In my opinion, the reason that Starbucks is doing poorly is because it has reached the end of industry lifecycle it created. 

Starbucks invented a bunch of new industry types. They pioneered several different business models. They are a market leader in gift cards, in marketing, in mobile ordering. They helped invent the vibes of coffeeshops in general. The room left to grow is much smaller than it was before. Companies can reinvent the wheel several times over. Netflix, mentioned earlier, invented DVD-by-mail, and then reinvented itself as a streaming company. Perhaps there is no more runway for coffee businesses like Starbucks.

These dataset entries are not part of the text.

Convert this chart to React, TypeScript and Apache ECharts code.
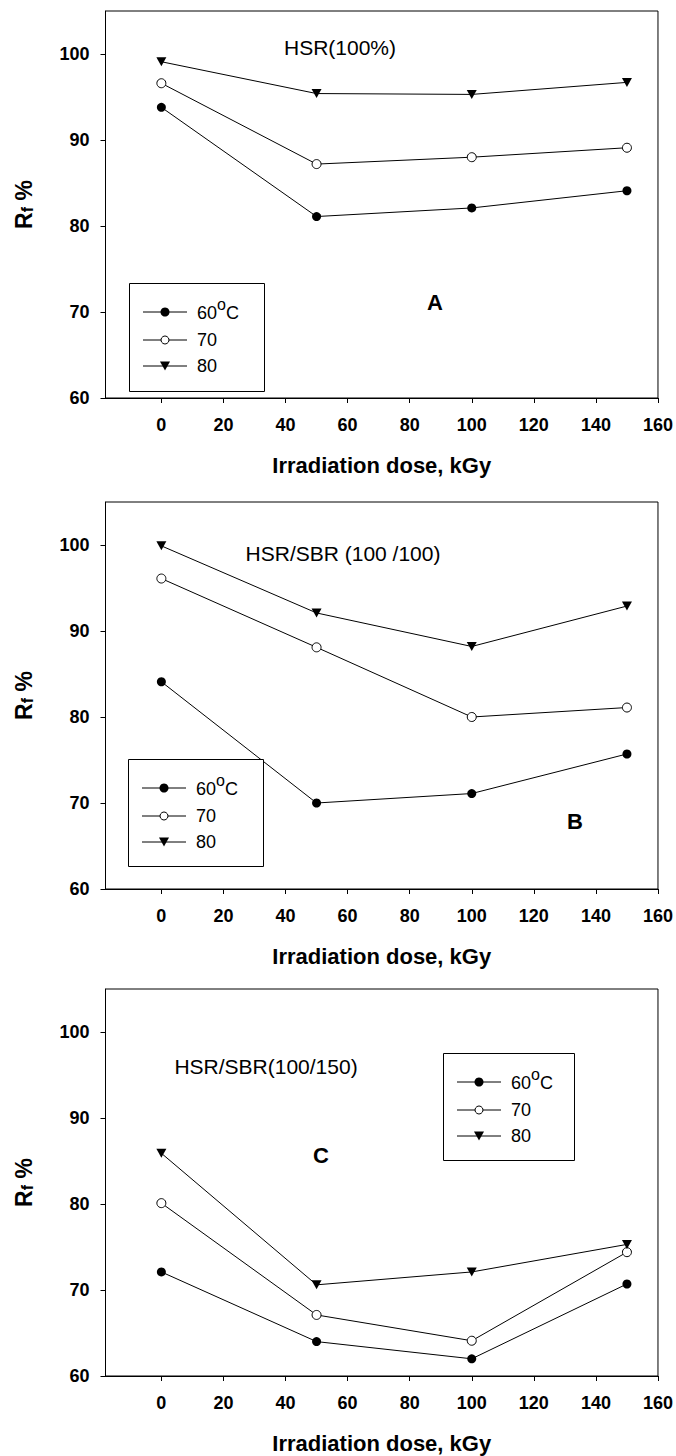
import React, { useEffect, useRef } from "react";
import * as echarts from "echarts";

// ---------------- data ----------------
const doses = [0, 50, 100, 150];
const xTicks = [0, 20, 40, 60, 80, 100, 120, 140, 160];
const yTicks = [60, 70, 80, 90, 100];
const tempNames = ["60", "70", "80"];

const panelA60 = [93.8, 81.1, 82.1, 84.1];
const panelA70 = [96.6, 87.2, 88.0, 89.1];
const panelA80 = [99.1, 95.4, 95.3, 96.7];

const panelB60 = [84.1, 70.0, 71.1, 75.7];
const panelB70 = [96.1, 88.1, 80.0, 81.1];
const panelB80 = [99.9, 92.1, 88.2, 92.9];

const panelC60 = [72.1, 64.0, 62.0, 70.7];
const panelC70 = [80.1, 67.1, 64.1, 74.4];
const panelC80 = [85.9, 70.6, 72.1, 75.3];

const panelTitles = ["HSR(100%)", "HSR/SBR (100 /100)", "HSR/SBR(100/150)"];
const panelLetters = ["A", "B", "C"];
const xAxisTitle = "Irradiation dose, kGy";
const legendTexts = ["{b|60}{sup|o}{b|C}", "{c|70}", "{c|80}"];

const panels = [
  [panelA60, panelA70, panelA80],
  [panelB60, panelB70, panelB80],
  [panelC60, panelC70, panelC80],
];

// ---------------- layout ----------------
const FONT = "'Liberation Sans', Arial, Helvetica, sans-serif";
const GRID_LEFT = 105.5;
const GRID_WIDTH = 552.5;
const GRID_HEIGHT = 387;
const GRID_TOPS = [11, 502, 989];
const TITLE_POS = [
  [340, 47],
  [343, 553],
  [266, 1066],
];
const LETTER_POS = [
  [435, 302],
  [575, 821],
  [321, 1155],
];
const LEGEND_BOX = [
  [129, 283, 135, 108],
  [128, 759, 135, 107],
  [443, 1053, 131, 107],
];
const LEGEND_ROWS = [29, 57, 83];

function buildOption() {
  const grid: any[] = [];
  const xAxis: any[] = [];
  const yAxis: any[] = [];
  const series: any[] = [];
  const graphic: any[] = [];

  panels.forEach((panel, i) => {
    grid.push({
      left: GRID_LEFT,
      top: GRID_TOPS[i],
      width: GRID_WIDTH,
      height: GRID_HEIGHT,
      show: true,
      borderColor: "#000",
      borderWidth: 1,
      backgroundColor: "transparent",
    });
    xAxis.push({
      type: "value",
      gridIndex: i,
      min: -18,
      max: 160,
      name: xAxisTitle,
      nameLocation: "middle",
      nameGap: 56,
      nameTextStyle: { fontFamily: FONT, fontWeight: "bold", fontSize: 22, color: "#000" },
      axisLine: { show: true, onZero: false, lineStyle: { color: "#000", width: 1 } },
      axisTick: { show: true, inside: false, length: 5, customValues: xTicks, lineStyle: { color: "#000" } },
      axisLabel: {
        show: true,
        customValues: xTicks,
        margin: 18,
        fontFamily: FONT,
        fontWeight: "bold",
        fontSize: 18,
        color: "#000",
      },
      splitLine: { show: false },
    });
    yAxis.push({
      type: "value",
      gridIndex: i,
      min: 60,
      max: 105,
      axisLine: { show: true, onZero: false, lineStyle: { color: "#000", width: 1 } },
      axisTick: { show: true, inside: false, length: 5, customValues: yTicks, lineStyle: { color: "#000" } },
      axisLabel: {
        show: true,
        customValues: yTicks,
        margin: 16,
        fontFamily: FONT,
        fontWeight: "bold",
        fontSize: 18,
        color: "#000",
      },
      splitLine: { show: false },
    });

    panel.forEach((vals, k) => {
      const base: any = {
        type: "line",
        name: tempNames[k],
        xAxisIndex: i,
        yAxisIndex: i,
        data: doses.map((d, j) => [d, vals[j]]),
        lineStyle: { color: "#000", width: 1 },
        z: 3,
      };
      if (k === 0) {
        base.symbol = "circle";
        base.symbolSize = 9;
        base.itemStyle = { color: "#000", borderColor: "#000", borderWidth: 0 };
      } else if (k === 1) {
        base.symbol = "circle";
        base.symbolSize = 9;
        base.itemStyle = { color: "#fff", borderColor: "#000", borderWidth: 1 };
      } else {
        base.symbol = "triangle";
        base.symbolRotate = 180;
        base.symbolSize = [10, 9];
        base.itemStyle = { color: "#000", borderWidth: 0 };
      }
      series.push(base);
    });

    // y axis title
    graphic.push({
      type: "text",
      x: 23.5,
      y: GRID_TOPS[i] + GRID_HEIGHT / 2,
      rotation: Math.PI / 2,
      style: {
        text: "{b|R}{s|f}{b| %}",
        align: "center",
        verticalAlign: "middle",
        fill: "#000",
        rich: {
          b: { fontFamily: FONT, fontWeight: "bold", fontSize: 23, lineHeight: 23, verticalAlign: "bottom", fill: "#000" },
          s: { fontFamily: FONT, fontWeight: "bold", fontSize: 16, lineHeight: 16, verticalAlign: "bottom", fill: "#000" },
        },
      },
    });

    // panel annotation title
    graphic.push({
      type: "text",
      x: TITLE_POS[i][0],
      y: TITLE_POS[i][1],
      style: {
        text: panelTitles[i],
        font: `21px ${FONT}`,
        align: "center",
        verticalAlign: "middle",
        fill: "#000",
      },
    });
    // panel letter
    graphic.push({
      type: "text",
      x: LETTER_POS[i][0],
      y: LETTER_POS[i][1],
      style: {
        text: panelLetters[i],
        font: `bold 22px ${FONT}`,
        align: "center",
        verticalAlign: "middle",
        fill: "#000",
      },
    });

    // legend
    const [bx, by, bw, bh] = LEGEND_BOX[i];
    graphic.push({
      type: "rect",
      shape: { x: bx + 0.5, y: by + 0.5, width: bw, height: bh },
      style: { fill: "#fff", stroke: "#000", lineWidth: 1 },
      z: 10,
    });
    tempNames.forEach((_, k) => {
      const cy = by + LEGEND_ROWS[k];
      const lx0 = bx + 14;
      const lx1 = bx + 58;
      const mx = bx + 36;
      graphic.push({
        type: "line",
        shape: { x1: lx0, y1: cy, x2: lx1, y2: cy },
        style: { stroke: "#000", lineWidth: 1 },
        z: 11,
      });
      if (k === 0) {
        graphic.push({ type: "circle", shape: { cx: mx, cy, r: 4.5 }, style: { fill: "#000" }, z: 12 });
      } else if (k === 1) {
        graphic.push({
          type: "circle",
          shape: { cx: mx, cy, r: 4 },
          style: { fill: "#fff", stroke: "#000", lineWidth: 1 },
          z: 12,
        });
      } else {
        graphic.push({
          type: "polygon",
          shape: { points: [[mx - 5, cy - 4.5], [mx + 5, cy - 4.5], [mx, cy + 4.5]] },
          style: { fill: "#000" },
          z: 12,
        });
      }
      graphic.push({
        type: "text",
        x: bx + 68,
        y: k === 0 ? cy - 3 : cy,
        style: {
          text: legendTexts[k],
          align: "left",
          verticalAlign: "middle",
          fill: "#000",
          rich: {
            b: { fontFamily: FONT, fontSize: 18, lineHeight: 26, verticalAlign: "bottom", fill: "#000" },
            sup: { fontFamily: FONT, fontSize: 16, lineHeight: 14, verticalAlign: "top", fill: "#000" },
            c: { fontFamily: FONT, fontSize: 18, lineHeight: 18, verticalAlign: "middle", fill: "#000" },
          },
        },
        z: 12,
      });
    });
  });

  return {
    animation: false,
    backgroundColor: "#fff",
    grid,
    xAxis,
    yAxis,
    series,
    graphic,
  };
}

export default function App() {
  const ref = useRef<HTMLDivElement>(null);
  useEffect(() => {
    if (!ref.current) return;
    const chart = echarts.init(ref.current, null, { renderer: "svg" });
    chart.setOption(buildOption() as any);
    return () => chart.dispose();
  }, []);
  return (
    <div
      ref={ref}
      style={{ position: "absolute", left: 0, top: 0, width: 676, height: 1456, background: "#fff" }}
    />
  );
}
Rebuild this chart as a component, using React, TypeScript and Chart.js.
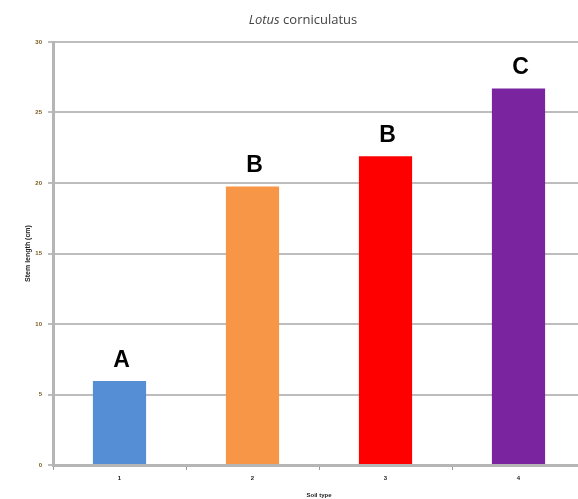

Tim Hortons (which is a conglomerate that includes Burger King, Popeyes, and Firehouse Subs), Dunkin Donuts, and McDonald's have other ways to increase their revenues that don't involve selling more coffee. That is okay — there is still ways to increase revenues without selling more coffee per person. They could sell more coffee where there are other people. They're trying that, especially in the booming* (unclear if it will continue to boom) China market. But Starbucks has to navigate challenging cultural distances that are tied into the brand they've made. Not all countries can afford a $7 specialty cup of coffee — in fact, very few of them can. 

I don't feel bad for Starbucks losing a ton of market value. I don't shop at Starbucks, and if Starbucks becomes a less successful business, I do not care. If Starbucks dies, another creative enterprise will most likely fill the void that Starbucks held. Starbucks has a squishy, lawyer-y position on Palestine and Israel. They are a "progressive" company that never seems to satisfy their progressive fan/hater base. Starbucks is out there to make money. If supporting Israel makes it more money, they would do it, and vice versa. It seems they have decided it will not do either.